The Dow Jones Industrial average turned slightly higher in late trading and closed up 7.71 points, at 15,801.79. The Standard & Poor’s 500 index rose 2.82 points, to 1,799.84 and the Nasdaq composite rose 22.31 points, to 4,148.17.

Benchmark U.S. crude for March gained 18 cents to close at $100.06 a barrel on the New York Mercantile Exchange. Wholesale gasoline fell 2 cents to $2.72 a gallon. Heating oil shed 5 cents to $2.99 a gallon. Natural gas lost 20 cents to $4.58 per 1,000 cubic feet and has dropped 17.6 percent since closing at a four-year high of $5.56 on Jan. 29.

Google surpasses Exxon, but still far behind Apple

Google has passed Exxon to become the second most valuable U.S. company by market capitalization.

According to FactSet data, the Internet company’s market capitalization surpassed that of oil company Exxon Mobil Corp. last week. As of Friday’s market close, it sat at $395.42 billion compared with the oil company’s $392.66 billion.

Shares of Google Inc. have been on a steady climb since the beginning of 2013, gaining 66 percent.

Market capitalization is the number of outstanding shares multiplied by their value.

Meanwhile, Exxon’s have risen just 5 percent. Since the beginning of this year, they’ve lost about 10 percent of their value.

Both companies trail Apple Inc.’s market capitalization of $463.55 billion.

Artificial preservatives getting the boot at Kraft

Kraft is removing artificial preservatives from its most popular individually wrapped cheese slices, in the latest sign that companies are tweaking recipes as food labels come under greater scrutiny.

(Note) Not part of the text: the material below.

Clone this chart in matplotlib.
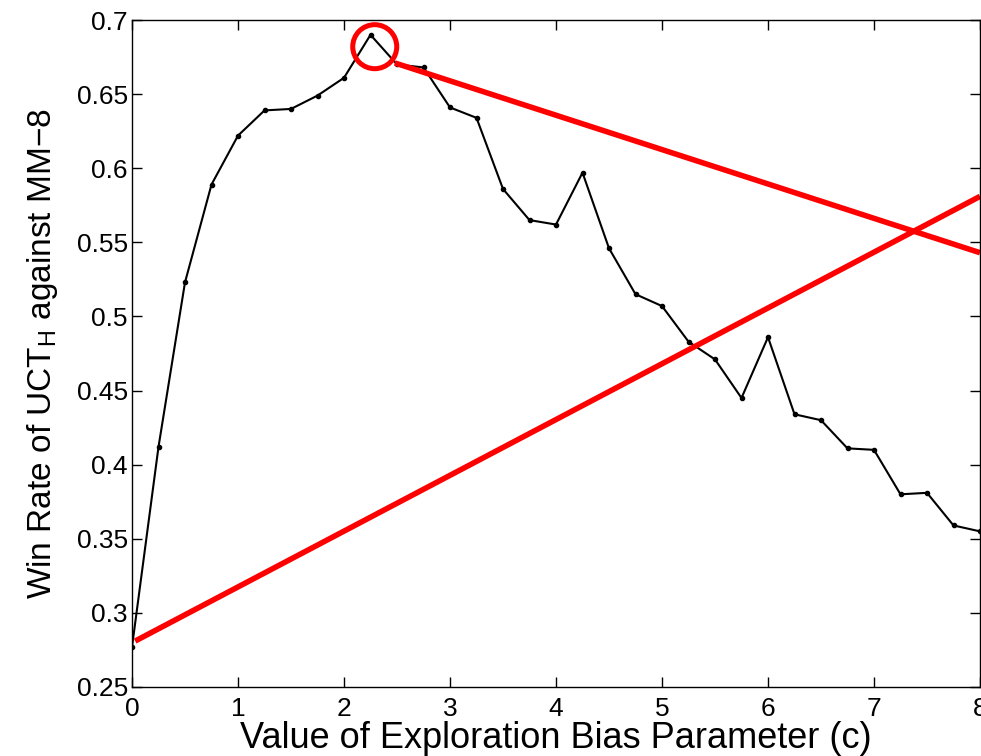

The change affects the company’s Kraft Singles in the full-fat American and White American varieties, which Kraft says account for the majority of the brand’s sales. Sorbic acid is being replaced by natamycin, which Kraft says is a “natural mold inhibitor.”

Kraft’s decision comes as a growing number of Americans pay closer attention to what they eat and try to stick to foods they feel are natural.